Intel X38 chipset is very similar to Intel P35. Namely, it features traditional dual-hub architecture and comes with the same ICH9 South Bridge that you can clearly see from the flow-chart below:

The main peculiarity of the Intel X38 chipset is the support of two PCI Express x16 graphics card slots each having 16 “real” PCI Express lanes. This is the first Intel chipset boasting this feature. In other words, Intel X38 supports the fastest modification of AMD Crossfire technology. As for the SLI technology implementation on Intel based mainboards, Nvidia continues to provide no support for it in the drivers, although nothing on the hardware level prevents this technology from working perfectly fine on Intel X38 based platforms.

Support of two PCI Express x16 busses in Intel X38 North Bridge may allow mainboard makers to layout three PCI Express x16 slots on a single board. Although the third slot will be connected to the PCI Express x4 bus via the South Bridge, this shouldn’t hinder simultaneous support of three graphics cards working in Triple crossfire configuration that is due for official release next year.

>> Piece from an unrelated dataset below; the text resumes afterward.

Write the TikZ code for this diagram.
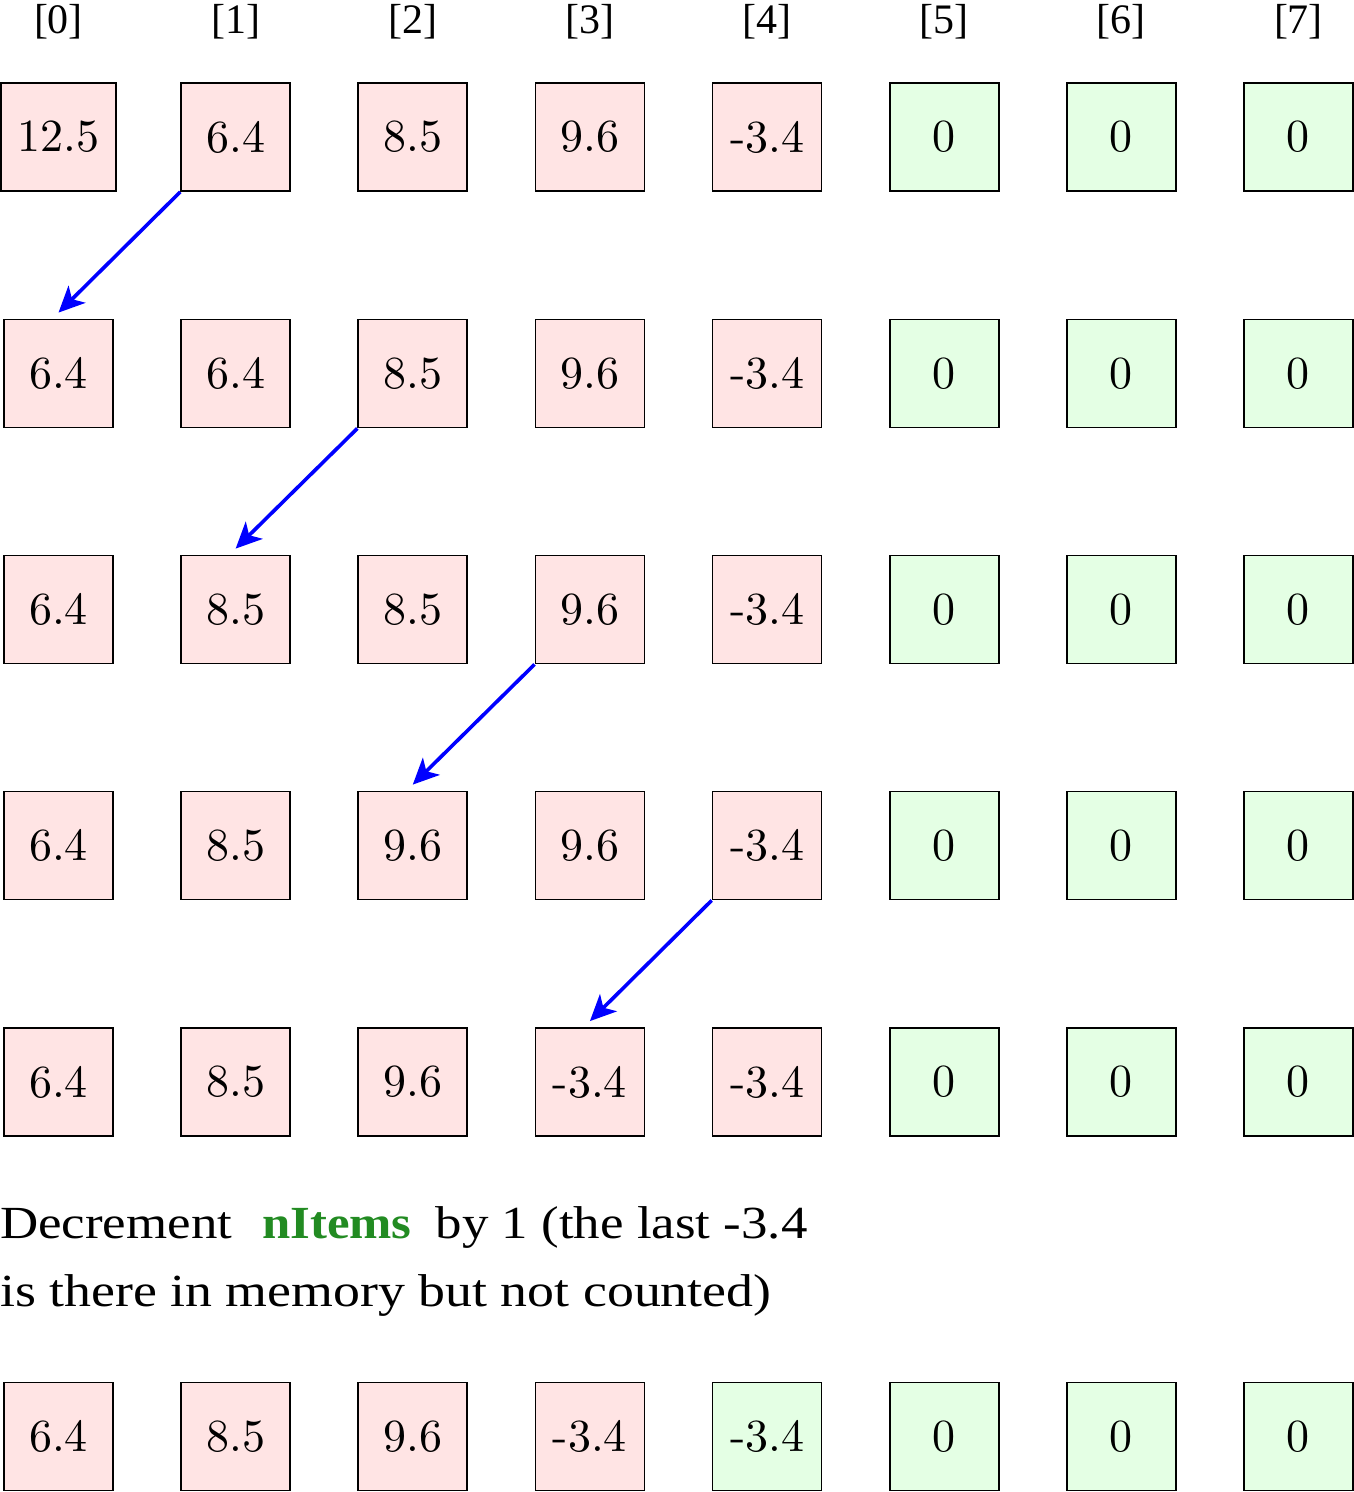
\documentclass[tikz,border=0pt]{standalone}
\usepackage{fontspec}
\newfontfamily\timesfont{Liberation Serif}
\newfontfamily\lmten{lmroman10-regular}[Extension=.otf]
\usetikzlibrary{arrows.meta}
\definecolor{pinkfill}{RGB}{255,228,228}
\definecolor{greenfill}{RGB}{228,255,228}
\definecolor{itemgreen}{RGB}{34,139,34}
\tikzset{
  cell/.style={draw=black, line width=1.8pt, minimum width=109pt, minimum height=108pt,
    inner xsep=17pt, inner ysep=0pt, font=\lmten\fontsize{46}{50}\selectfont},
  used/.style={cell, fill=pinkfill},
  free/.style={cell, fill=greenfill},
  idx/.style={anchor=base, inner sep=0pt, font=\timesfont\fontsize{42}{46}\selectfont},
  shiftarrow/.style={draw=blue, line width=3.6pt, -{Stealth[length=26pt,width=24pt,inset=7pt]}},
  note/.style={anchor=base west, inner sep=0pt, font=\timesfont\fontsize{46}{50}\selectfont}
}
\begin{document}
\begin{tikzpicture}[x=1pt,y=-1pt]
\useasboundingbox (0,0) rectangle (1354,1492);
% headers
\foreach \i in {0,...,7}{
  \node[idx] (h\i) at ({58.5+177.14*\i},33) {[\i]};
}
% rows
\foreach \r/\y/\vals/\np in {
  1/137/{12.5,6.4,8.5,9.6,-3.4,0,0,0}/4,
  2/373.5/{6.4,6.4,8.5,9.6,-3.4,0,0,0}/4,
  3/609.5/{6.4,8.5,8.5,9.6,-3.4,0,0,0}/4,
  4/845.5/{6.4,8.5,9.6,9.6,-3.4,0,0,0}/4,
  5/1082/{6.4,8.5,9.6,-3.4,-3.4,0,0,0}/4,
  6/1436.5/{6.4,8.5,9.6,-3.4,-3.4,0,0,0}/3}{
  \foreach \v [count=\k from 0] in \vals {
    \ifnum\k>\np
      \node[free] (r\r c\k) at ({58.5+177.14*\k},\y) {\v};
    \else
      \node[used] (r\r c\k) at ({58.5+177.14*\k},\y) {\v};
    \fi
  }
}
% shift arrows
\draw[shiftarrow] (r1c1.south west) -- ([yshift=6pt]r2c0.north);
\draw[shiftarrow] (r2c2.south west) -- ([yshift=6pt]r3c1.north);
\draw[shiftarrow] (r3c3.south west) -- ([yshift=6pt]r4c2.north);
\draw[shiftarrow] (r4c4.south west) -- ([yshift=6pt]r5c3.north);
% note
\node[note] (t1) at (0,1238) {\scalebox{1.15}[1]{Decrement\hspace{26pt}\textcolor{itemgreen}{\scalebox{0.96}[1]{\textbf{nItems}}}\hspace{21pt}by 1 (the last -3.4}};
\node[note] (t2) at (0,1306) {\scalebox{1.17}[1]{is there in memory but not counted)}};
\end{tikzpicture}
\end{document}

The new Intel North Bridge acquired not only more PCI Express lanes. Now it also supports faster graphics bus: PCI Express 2.0. In practical terms it stands for double the bandwidth. Now PCI Express x16 slots feature 8GB/s bandwidth in each direction. However, you will need graphics cards supporting this interface to be able to really enjoy this speed in reality, and they are not available in the market yet. PCI Express 2.0 specification implies full backward compatibility with the old graphics cards that is why Intel X38 based mainboards can work absolutely fine with all previous generation graphics solutions as well.

Even though most innovations introduced in Intel X38 deal with the graphics bus, there are a few new things about the SDRAM support as well. Although the Intel X38 memory controller is compatible with DDR2 as well as DDR3 SDRAM, it is not very much different from the memory controller of Intel P35. The newer chipset acquired XMP (Extended Memory Profiles) technology support. It is somewhat similar to Nvidia EPP (Enhanced Performance Profiles) Intel introduced for DDR3 SDRAM. In fact, it implies SPP extensions with information needed to use these memory modules for overclocking needs. Corresponding profiles added to the SPD bear the info on frequency, voltage and timings settings.

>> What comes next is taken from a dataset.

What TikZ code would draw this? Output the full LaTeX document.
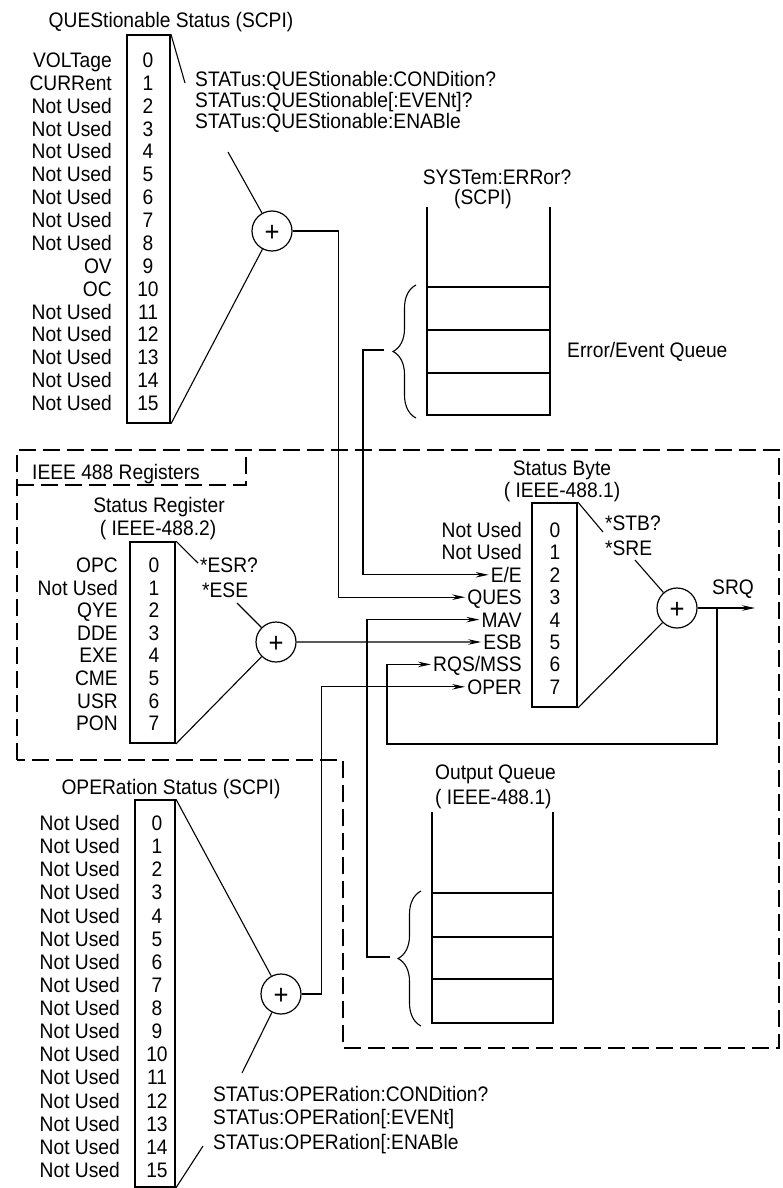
\documentclass[tikz,border=0pt]{standalone}
\usepackage{fontspec}
\setmainfont{Liberation Sans}[FakeStretch=0.915]
\usetikzlibrary{arrows.meta,positioning,decorations.pathreplacing}

\begin{document}
\begin{tikzpicture}[
  x=1pt, y=-1pt,
  every node/.style={font=\fontsize{21}{23}\selectfont, inner sep=0pt, text height=15pt, text depth=0pt},
  regbox/.style={rectangle, draw=black, line width=1.8pt},
  orgate/.style={circle, draw=black, line width=1.2pt, minimum size=40pt, font=\fontsize{28}{28}\selectfont, text height=20pt},
  bitlbl/.style={anchor=east},
  bitnum/.style={anchor=center},
  cmd/.style={anchor=west},
  link/.style={line width=1.1pt},
  feed/.style={link, -{Stealth[length=13pt,width=5.5pt]}, shorten >=2pt},
  frame/.style={line width=1.1pt, dash pattern=on 17pt off 7pt},
  queue/.style={line width=1.8pt},
  curly/.style={link, decorate, decoration={brace, amplitude=23pt}}
]
  \useasboundingbox (0,0) rectangle (782,1188);

  \node (qtitle) at (171,20) {QUEStionable Status (SCPI)};
  \node[regbox, minimum width=43pt, minimum height=388pt] (qreg) at (148.5,229) {};
  \foreach \t [count=\i from 0] in {VOLTage,CURRent,Not Used,Not Used,Not Used,Not Used,Not Used,Not Used,Not Used,OV,OC,Not Used,Not Used,Not Used,Not Used,Not Used} {
    \node[bitlbl] (ql\i) at (112,{60+22.87*\i}) {\t};
    \node[bitnum] (qn\i) at (148,{60+22.87*\i}) {\i};
  }
  \node[cmd] (qc1) at (195,79) {STATus:QUEStionable:CONDition?};
  \node[cmd] (qc2) at ([yshift=-21pt]qc1.west) {STATus:QUEStionable[:EVENt]?};
  \node[cmd] (qc3) at ([yshift=-21pt]qc2.west) {STATus:QUEStionable:ENABle};
  \node[orgate] (qsum) at (272,231) {+};
  \coordinate (qa) at (185,83);
  \coordinate (qb) at (228,152);
  \draw[link] (qreg.north east) -- (qa);
  \draw[link] (qb) -- (qsum);
  \draw[link] (qreg.south east) -- (qsum);

  \node (etitle1) at (497,177) {SYSTem:ERRor?};
  \node (etitle2) at (483,197) {(SCPI)};
  \draw[queue] (427,207) -- (427,415) -- (550,415) -- (550,207);
  \foreach \yy in {287,330,373} \draw[queue] (427,\yy) -- (550,\yy);
  \draw[curly] (416,418) -- (416,285);
  \coordinate (eqtip) at (384,350);
  \node[cmd] (eqlbl) at (567,350) {Error/Event Queue};

  \draw[frame] (17,760) -- (17,450) -- (779,450) -- (779,1048) -- (343,1048) -- (343,760) -- cycle;
  \draw[frame] (17,485) -- (246,485) -- (246,450);
  \node[cmd] (ieee) at (32,472) {IEEE 488 Registers};

  \node (rtitle1) at (159,505) {Status Register};
  \node (rtitle2) at (158,528) {( IEEE-488.2)};
  \node[regbox, minimum width=45pt, minimum height=201pt] (ereg) at (152.5,642.5) {};
  \foreach \t [count=\i from 0] in {OPC,Not Used,QYE,DDE,EXE,CME,USR,PON} {
    \node[bitlbl] (rl\i) at (118,{565+22.6*\i}) {\t};
    \node[bitnum] (rn\i) at (154,{565+22.6*\i}) {\i};
  }
  \node[cmd] (esr) at (200,565) {*ESR?};
  \node[cmd] (ese) at (202,590) {*ESE};
  \node[orgate] (esum) at (276,642) {+};
  \coordinate (ea) at (198,563);
  \coordinate (eb) at (237,603);
  \draw[link] (ereg.north east) -- (ea);
  \draw[link] (eb) -- (esum);
  \draw[link] (ereg.south east) -- (esum);

  \node (btitle1) at (562,468) {Status Byte};
  \node (btitle2) at (562,490) {( IEEE-488.1)};
  \node[regbox, minimum width=45pt, minimum height=204pt] (sreg) at (554.5,605) {};
  \foreach \t [count=\i from 0] in {Not Used,Not Used,E/E,QUES,MAV,ESB,RQS/MSS,OPER} {
    \node[bitlbl] (sl\i) at (522,{530+22.4*\i}) {\t};
    \node[bitnum] (sn\i) at (555,{530+22.4*\i}) {\i};
  }
  \node[cmd] (stb) at (605,523) {*STB?};
  \node[cmd] (sre) at (605,548) {*SRE};
  \node[orgate] (ssum) at (677,608) {+};
  \node (srq) at (733,587) {SRQ};
  \coordinate (sa) at (603,532);
  \coordinate (sb) at (635,560);
  \coordinate (srqend) at (757,608);
  \coordinate (fb) at (717,608);
  \coordinate (rqs) at (387,744);
  \draw[link] (sreg.north east) -- (sa);
  \draw[link] (sb) -- (ssum);
  \draw[link] (sreg.south east) -- (ssum);

  \node (otitle) at (171,787) {OPERation Status (SCPI)};
  \node[regbox, minimum width=40pt, minimum height=387pt] (oreg) at (155,993.5) {};
  \foreach \i in {0,...,15} {
    \node[bitlbl] (ol\i) at (120,{823+23.13*\i}) {Not Used};
    \node[bitnum] (on\i) at (157,{823+23.13*\i}) {\i};
  }
  \node[orgate] (osum) at (281,994) {+};
  \node[cmd] (oc1) at (213,1094) {STATus:OPERation:CONDition?};
  \node[cmd] (oc2) at ([yshift=-23pt]oc1.west) {STATus:OPERation[:EVENt]};
  \node[cmd] (oc3) at ([yshift=-25pt]oc2.west) {STATus:OPERation[:ENABle};
  \coordinate (oa) at (242,1073);
  \coordinate (ob) at (203,1146);
  \draw[link] (oreg.north east) -- (osum);
  \draw[link] (osum) -- (oa);
  \draw[link] (ob) -- (oreg.south east);

  \node[cmd] (oqtitle1) at (435,772) {Output Queue};
  \node[cmd] (oqtitle2) at (435,797) {( IEEE-488.1)};
  \draw[queue] (432,812) -- (432,1023) -- (553,1023) -- (553,812);
  \foreach \yy in {893,937,979} \draw[queue] (432,\yy) -- (553,\yy);
  \draw[curly] (421,1026) -- (421,891);
  \coordinate (oqtip) at (390,957);

  \draw[feed] (qsum.east) -- ++(46,0) |- (sl3.west);
  \draw[feed] (eqtip) -- ++(-21,0) |- (sl2.west);
  \draw[feed] (oqtip) -- ++(-23,0) |- (sl4.west);
  \draw[feed] (esum.east) -- (sl5.west);
  \draw[feed] (ssum.east) -- (srqend);
  \draw[feed] (fb) |- (rqs) |- (sl6.west);
  \draw[feed] (osum.east) -- ++(20,0) |- (sl7.west);
\end{tikzpicture}
\end{document}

These are about the only differences between X38 and P35. However everything we have just mentioned turned out more than enough to require significant changes in the North Bridge of the new core logic. Of course, it affected the heat dissipation in the first place. The Intel X38 North Bridge features 36.5W typical heat dissipation, while the same characteristic for Intel P35 equals only 16W. Although the new chipset is manufactured using pretty up-to-date 65nm production process, the high TDP forced Intel to equip the chip with the same type of a heat-spreader lid that we have only seen on CPUs and server chipsets before.

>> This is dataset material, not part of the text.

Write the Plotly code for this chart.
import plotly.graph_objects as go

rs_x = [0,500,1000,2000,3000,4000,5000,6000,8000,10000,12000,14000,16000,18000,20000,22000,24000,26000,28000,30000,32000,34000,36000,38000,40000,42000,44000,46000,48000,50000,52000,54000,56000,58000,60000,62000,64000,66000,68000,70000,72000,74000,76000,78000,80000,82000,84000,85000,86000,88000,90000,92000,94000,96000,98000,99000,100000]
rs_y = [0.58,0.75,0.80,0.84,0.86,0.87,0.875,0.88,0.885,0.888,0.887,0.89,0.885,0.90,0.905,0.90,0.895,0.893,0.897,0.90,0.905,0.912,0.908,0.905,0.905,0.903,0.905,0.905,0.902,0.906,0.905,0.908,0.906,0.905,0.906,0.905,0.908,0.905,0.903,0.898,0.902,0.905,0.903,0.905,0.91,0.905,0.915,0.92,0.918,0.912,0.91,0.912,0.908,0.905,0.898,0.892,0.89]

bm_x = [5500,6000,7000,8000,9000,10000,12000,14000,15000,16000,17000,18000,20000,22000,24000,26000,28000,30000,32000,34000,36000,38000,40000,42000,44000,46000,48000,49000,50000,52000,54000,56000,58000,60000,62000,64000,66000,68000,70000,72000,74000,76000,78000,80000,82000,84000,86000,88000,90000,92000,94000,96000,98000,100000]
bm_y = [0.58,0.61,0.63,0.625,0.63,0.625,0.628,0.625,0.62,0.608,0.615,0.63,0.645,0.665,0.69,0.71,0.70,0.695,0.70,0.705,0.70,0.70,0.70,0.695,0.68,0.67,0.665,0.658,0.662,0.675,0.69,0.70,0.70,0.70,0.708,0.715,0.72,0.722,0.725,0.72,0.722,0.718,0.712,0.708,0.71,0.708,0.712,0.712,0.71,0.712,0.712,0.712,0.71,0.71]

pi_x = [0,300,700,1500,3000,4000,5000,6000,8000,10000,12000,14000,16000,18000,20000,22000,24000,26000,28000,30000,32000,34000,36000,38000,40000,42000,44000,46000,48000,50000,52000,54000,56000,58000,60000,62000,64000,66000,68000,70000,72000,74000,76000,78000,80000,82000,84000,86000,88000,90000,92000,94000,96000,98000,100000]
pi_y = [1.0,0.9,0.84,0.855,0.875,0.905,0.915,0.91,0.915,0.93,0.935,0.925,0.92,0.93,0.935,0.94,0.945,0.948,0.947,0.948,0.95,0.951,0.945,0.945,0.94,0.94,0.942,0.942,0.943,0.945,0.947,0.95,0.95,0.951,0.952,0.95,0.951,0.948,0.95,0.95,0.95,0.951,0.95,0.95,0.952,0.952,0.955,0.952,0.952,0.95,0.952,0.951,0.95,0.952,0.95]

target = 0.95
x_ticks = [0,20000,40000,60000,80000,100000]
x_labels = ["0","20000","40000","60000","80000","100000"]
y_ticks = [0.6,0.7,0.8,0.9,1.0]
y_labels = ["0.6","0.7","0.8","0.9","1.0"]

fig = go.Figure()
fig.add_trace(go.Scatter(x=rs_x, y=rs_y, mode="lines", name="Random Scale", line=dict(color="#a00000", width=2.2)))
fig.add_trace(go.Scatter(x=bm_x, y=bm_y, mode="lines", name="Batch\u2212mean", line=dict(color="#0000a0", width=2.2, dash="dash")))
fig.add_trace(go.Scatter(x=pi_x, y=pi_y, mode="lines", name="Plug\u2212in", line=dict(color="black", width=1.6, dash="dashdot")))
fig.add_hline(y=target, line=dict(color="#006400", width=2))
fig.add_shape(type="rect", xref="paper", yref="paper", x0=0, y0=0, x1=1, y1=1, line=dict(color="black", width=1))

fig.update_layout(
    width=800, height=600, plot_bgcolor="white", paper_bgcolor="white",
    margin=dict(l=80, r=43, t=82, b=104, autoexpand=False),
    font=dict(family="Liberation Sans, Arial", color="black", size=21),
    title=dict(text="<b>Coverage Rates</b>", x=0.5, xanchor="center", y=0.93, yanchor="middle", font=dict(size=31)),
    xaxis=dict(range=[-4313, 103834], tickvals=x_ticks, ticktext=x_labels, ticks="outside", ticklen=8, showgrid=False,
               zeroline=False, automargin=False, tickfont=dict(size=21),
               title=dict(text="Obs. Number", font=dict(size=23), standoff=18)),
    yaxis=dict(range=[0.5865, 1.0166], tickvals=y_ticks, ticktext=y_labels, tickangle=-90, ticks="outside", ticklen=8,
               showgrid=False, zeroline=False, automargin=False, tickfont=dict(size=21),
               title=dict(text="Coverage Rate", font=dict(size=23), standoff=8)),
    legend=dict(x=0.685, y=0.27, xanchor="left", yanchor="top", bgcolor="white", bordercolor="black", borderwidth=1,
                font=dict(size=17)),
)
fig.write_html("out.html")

Intel X38 chipset costs $50, which is about $20 more than the price of Intel P35. For end-users it means that the mainboards based on it will hardly be any cheaper than $200 a piece. To make proper justifications for such high price let’s compare the Intel X38 and Intel P35 specifications side by side:

Here I would only like to add that Intel is going to release an enhanced modification of its X38 chipset in the near future, which will most likely be called X48. The key feature of this chipset will be official support of promising Penryn processors with 400MHz bus. However, I have to be fair and say that high-quality mainboards built on Intel X38 and Intel P35 can mostly work just fine with these processors already.